In Atiyah-Macdonald, the authors prove that if $V$ is an irreducible variety over an algebraically closed field $k$, then the local dimension of $V$ (i.e. the Krull dimension of the localization of the coordinate ring at any point) is equal to the transcendence degree of the function field of $V$ over $k$ (Theorem 11.25). Then, in Exercise 3 of Chapter 11 the authors ask the reader to extend this result to non-algebraically-closed fields. I don't see why algebraically-closed is necessary for their proof, so I want to ask why the following does not work:
Proof: Let $k[x_1, \dots, x_n]$ be a polynomial ring in $n$ variables over any field $k$. Let $\mathfrak{p}$ be a prime of $k[x_1, \dots, x_n]$, and $A(V) = k[x_1, \dots, x_n] / \mathfrak{p}$. Let $k(V)$ denote the field of fractions of $A(V)$. Let $P = (a_1, \dots, a_n)$ be a point of the variety $V$ defined by $\mathfrak{p}$. Then the maximal ideal $(x_1 – a_1, \dots, x_n – a_n)$ of $k[x_1, \dots, x_n]$ descends to a maximal ideal $\mathfrak{m}$ of $A(V)$. By Noether's normalization lemma, we can find $y_1, \dots, y_d$ algebraically independent elements in $A(V)$ such that $A(V)$ is integral over $B = k[y_1, \dots, y_d]$. Thus $\mathfrak{n} = \mathfrak{m} \cap B$ is a maximal ideal of $B$. Further, $B$ is a UFD since a polynomial ring over any field is a UFD, so $B$ is integrally closed. Thus Atiyah Macdonald Lemma 11.26 shows that $\dim A_\mathfrak{m} = \dim B_\mathfrak{n}$, but $\dim B_\mathfrak{n} = d$ by the example on page 124 of Atiyah Macdonald.

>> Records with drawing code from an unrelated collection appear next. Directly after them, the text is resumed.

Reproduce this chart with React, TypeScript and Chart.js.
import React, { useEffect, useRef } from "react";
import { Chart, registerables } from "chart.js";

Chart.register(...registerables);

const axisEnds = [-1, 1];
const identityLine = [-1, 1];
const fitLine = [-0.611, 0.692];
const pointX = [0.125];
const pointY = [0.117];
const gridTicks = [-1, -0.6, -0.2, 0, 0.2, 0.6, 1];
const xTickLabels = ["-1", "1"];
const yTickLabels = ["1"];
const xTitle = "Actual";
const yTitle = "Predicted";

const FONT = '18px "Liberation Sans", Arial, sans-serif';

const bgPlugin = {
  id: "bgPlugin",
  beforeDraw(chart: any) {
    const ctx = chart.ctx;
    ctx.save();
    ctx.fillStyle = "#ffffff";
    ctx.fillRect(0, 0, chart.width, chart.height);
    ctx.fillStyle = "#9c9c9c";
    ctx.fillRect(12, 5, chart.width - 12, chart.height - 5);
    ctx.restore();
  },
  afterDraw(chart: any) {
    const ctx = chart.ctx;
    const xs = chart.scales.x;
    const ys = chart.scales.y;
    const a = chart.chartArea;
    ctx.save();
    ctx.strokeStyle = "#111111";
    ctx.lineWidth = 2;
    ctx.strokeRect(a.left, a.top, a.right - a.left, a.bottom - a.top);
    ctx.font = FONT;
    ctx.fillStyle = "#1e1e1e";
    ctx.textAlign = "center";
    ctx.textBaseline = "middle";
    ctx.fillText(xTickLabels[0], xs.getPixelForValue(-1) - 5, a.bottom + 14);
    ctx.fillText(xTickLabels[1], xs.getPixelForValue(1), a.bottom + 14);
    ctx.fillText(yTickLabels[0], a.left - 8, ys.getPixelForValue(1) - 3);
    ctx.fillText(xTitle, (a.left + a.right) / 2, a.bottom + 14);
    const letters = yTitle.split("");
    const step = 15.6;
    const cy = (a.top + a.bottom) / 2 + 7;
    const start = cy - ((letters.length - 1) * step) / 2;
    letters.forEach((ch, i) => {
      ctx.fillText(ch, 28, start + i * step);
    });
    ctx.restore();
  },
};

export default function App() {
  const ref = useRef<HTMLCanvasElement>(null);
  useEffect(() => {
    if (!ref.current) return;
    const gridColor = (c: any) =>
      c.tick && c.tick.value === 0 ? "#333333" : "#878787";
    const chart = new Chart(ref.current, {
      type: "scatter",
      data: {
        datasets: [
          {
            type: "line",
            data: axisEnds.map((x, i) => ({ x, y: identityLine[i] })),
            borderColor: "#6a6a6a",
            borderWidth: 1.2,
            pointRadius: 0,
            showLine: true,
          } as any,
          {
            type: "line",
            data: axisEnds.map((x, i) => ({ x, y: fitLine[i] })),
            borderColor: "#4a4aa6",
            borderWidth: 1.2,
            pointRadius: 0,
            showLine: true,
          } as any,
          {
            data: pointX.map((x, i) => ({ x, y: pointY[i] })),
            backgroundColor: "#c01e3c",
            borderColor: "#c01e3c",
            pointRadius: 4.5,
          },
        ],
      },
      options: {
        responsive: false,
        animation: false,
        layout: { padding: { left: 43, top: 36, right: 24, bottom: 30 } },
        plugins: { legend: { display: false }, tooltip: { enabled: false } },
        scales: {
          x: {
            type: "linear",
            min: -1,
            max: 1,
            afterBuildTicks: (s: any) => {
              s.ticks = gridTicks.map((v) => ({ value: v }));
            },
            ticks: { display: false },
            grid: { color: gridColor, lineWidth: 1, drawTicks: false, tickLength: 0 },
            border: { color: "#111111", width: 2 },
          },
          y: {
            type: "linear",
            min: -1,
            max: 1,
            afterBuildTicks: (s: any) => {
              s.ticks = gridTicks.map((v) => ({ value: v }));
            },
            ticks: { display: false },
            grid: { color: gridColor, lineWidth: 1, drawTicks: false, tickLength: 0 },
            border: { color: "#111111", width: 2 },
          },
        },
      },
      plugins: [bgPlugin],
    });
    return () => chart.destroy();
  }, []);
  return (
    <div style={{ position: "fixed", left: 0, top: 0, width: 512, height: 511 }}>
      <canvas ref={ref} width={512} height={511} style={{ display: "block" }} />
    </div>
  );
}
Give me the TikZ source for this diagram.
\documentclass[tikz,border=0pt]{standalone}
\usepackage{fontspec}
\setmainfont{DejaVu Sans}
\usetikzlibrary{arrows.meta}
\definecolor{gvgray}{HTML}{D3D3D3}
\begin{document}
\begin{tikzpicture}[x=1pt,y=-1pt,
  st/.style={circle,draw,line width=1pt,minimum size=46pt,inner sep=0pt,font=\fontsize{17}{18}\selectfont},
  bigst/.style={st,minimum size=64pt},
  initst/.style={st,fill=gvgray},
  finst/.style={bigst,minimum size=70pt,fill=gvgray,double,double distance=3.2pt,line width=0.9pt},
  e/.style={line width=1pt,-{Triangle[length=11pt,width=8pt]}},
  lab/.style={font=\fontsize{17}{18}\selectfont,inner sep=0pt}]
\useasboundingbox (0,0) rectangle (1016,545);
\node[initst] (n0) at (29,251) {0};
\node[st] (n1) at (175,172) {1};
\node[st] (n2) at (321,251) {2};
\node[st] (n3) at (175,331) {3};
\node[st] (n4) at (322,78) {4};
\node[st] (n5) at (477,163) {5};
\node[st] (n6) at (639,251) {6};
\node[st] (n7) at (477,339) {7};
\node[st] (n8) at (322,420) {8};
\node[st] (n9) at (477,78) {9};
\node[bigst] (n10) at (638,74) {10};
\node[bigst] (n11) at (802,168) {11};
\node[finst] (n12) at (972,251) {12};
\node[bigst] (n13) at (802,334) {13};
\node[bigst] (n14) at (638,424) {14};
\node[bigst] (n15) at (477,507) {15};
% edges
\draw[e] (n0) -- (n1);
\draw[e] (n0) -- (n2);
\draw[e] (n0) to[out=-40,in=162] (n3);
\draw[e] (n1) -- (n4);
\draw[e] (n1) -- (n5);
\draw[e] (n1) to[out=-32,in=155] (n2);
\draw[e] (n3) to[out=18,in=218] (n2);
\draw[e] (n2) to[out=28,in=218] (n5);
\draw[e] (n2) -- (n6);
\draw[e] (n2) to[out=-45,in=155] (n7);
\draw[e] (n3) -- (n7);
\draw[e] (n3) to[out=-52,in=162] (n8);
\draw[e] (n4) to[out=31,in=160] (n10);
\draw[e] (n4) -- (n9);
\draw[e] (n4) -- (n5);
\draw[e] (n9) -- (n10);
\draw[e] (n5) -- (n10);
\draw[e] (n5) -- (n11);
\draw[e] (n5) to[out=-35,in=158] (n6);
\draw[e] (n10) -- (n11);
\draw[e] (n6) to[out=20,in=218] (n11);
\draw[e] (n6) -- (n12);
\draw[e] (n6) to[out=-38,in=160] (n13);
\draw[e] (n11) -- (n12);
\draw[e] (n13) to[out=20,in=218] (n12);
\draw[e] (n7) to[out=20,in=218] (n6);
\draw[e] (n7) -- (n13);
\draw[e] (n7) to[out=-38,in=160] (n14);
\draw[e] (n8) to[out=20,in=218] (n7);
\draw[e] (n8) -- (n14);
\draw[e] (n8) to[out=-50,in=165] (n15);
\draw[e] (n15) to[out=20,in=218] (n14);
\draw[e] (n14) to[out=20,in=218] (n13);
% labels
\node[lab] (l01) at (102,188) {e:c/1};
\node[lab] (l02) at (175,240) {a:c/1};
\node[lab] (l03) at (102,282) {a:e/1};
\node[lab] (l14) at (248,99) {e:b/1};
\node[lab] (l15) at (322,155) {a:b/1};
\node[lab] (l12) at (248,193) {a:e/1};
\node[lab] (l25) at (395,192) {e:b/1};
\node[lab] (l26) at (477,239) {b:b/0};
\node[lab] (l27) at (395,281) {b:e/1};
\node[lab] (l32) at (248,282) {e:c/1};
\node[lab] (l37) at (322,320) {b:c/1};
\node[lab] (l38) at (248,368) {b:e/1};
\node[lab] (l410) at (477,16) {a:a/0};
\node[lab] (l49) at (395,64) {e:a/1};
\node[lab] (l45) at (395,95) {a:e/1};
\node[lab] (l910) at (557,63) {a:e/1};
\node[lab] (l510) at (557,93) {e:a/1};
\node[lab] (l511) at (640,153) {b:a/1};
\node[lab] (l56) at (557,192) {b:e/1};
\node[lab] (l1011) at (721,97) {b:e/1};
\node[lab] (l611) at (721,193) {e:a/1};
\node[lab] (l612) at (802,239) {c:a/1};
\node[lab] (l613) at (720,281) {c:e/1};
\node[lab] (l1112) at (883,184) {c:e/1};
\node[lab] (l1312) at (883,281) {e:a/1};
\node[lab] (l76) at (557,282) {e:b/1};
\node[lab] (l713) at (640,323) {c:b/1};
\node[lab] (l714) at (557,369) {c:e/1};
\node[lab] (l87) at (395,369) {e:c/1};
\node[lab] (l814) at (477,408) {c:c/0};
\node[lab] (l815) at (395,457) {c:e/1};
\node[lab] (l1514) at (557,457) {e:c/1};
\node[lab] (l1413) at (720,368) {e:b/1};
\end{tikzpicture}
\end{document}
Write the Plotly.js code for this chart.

QED.
This is essentially the exact proof of Theorem 11.25 in A&M – it seems to me they are only using that $k$ is algebraically closed for the weak Nullstellensatz, but even when $k$ is not algebraically closed, the points of $V$ still correspond to maximal ideals. The correspondence just might not be surjective. Is there some other reason we need $k$ to be algebraically closed that I am missing in the above proof?
Best Answer
I think the problem in your proof does, in the end, lie in the fact that not every maximal ideal of $k[x_1, \ldots, x_n]$ is necessarily of the form $(x_1 - a_1, \ldots, x_n - a_n)$ for a non-algebraically-closed field $k$. The last step of your proof, where you claim that $\dim{B_\mathfrak{n}} = d$, is not actually demonstrated anywhere in Atiyah-MacDonald for an arbitrary maximal ideal $\mathfrak{n}$. What is demonstrated (page 121) is that the ring $k[x_1, \ldots, x_n]$ localized at a maximal ideal of the form $(x_1 - a_1, \ldots, x_n - a_n)$ is of dimension $n$, which implies, of course, that $\dim{k[x_1, \ldots, x_n]_{\mathfrak{m}}} = n$ for all maximal ideals $\mathfrak{m}$ when $k$ is algebrically closed. (Furthermore, the example you cite on page 124 has nothing to do with the dimension of $B_\mathfrak{n}$; rather, it stipulates that $B_{(x_1, \ldots, x_n)}$ is regular.)
To modify your proof as it is, you would either have to show that every maximal ideal in $B$ is of the form $(x_1 - a_1, \ldots, x_n - a_n)$ (which is untrue), or somehow show that $\dim{B_\mathfrak{n}} = d$ for an arbitrary maximal ideal $\mathfrak{n} \subseteq k[x_1, \ldots, x_d]$ independently.
Edit: Perhaps the third sentence of your proof ("Then the maximal ideal $(x_1−a_1,\ldots,x_n−a_n)$ of $k[x_1,\ldots,x_n]$ descends to a maximal ideal $\mathfrak{m}$ of $A(V)$") was an attempt to remedy this error; if it was, I couldn't decipher exactly what you meant.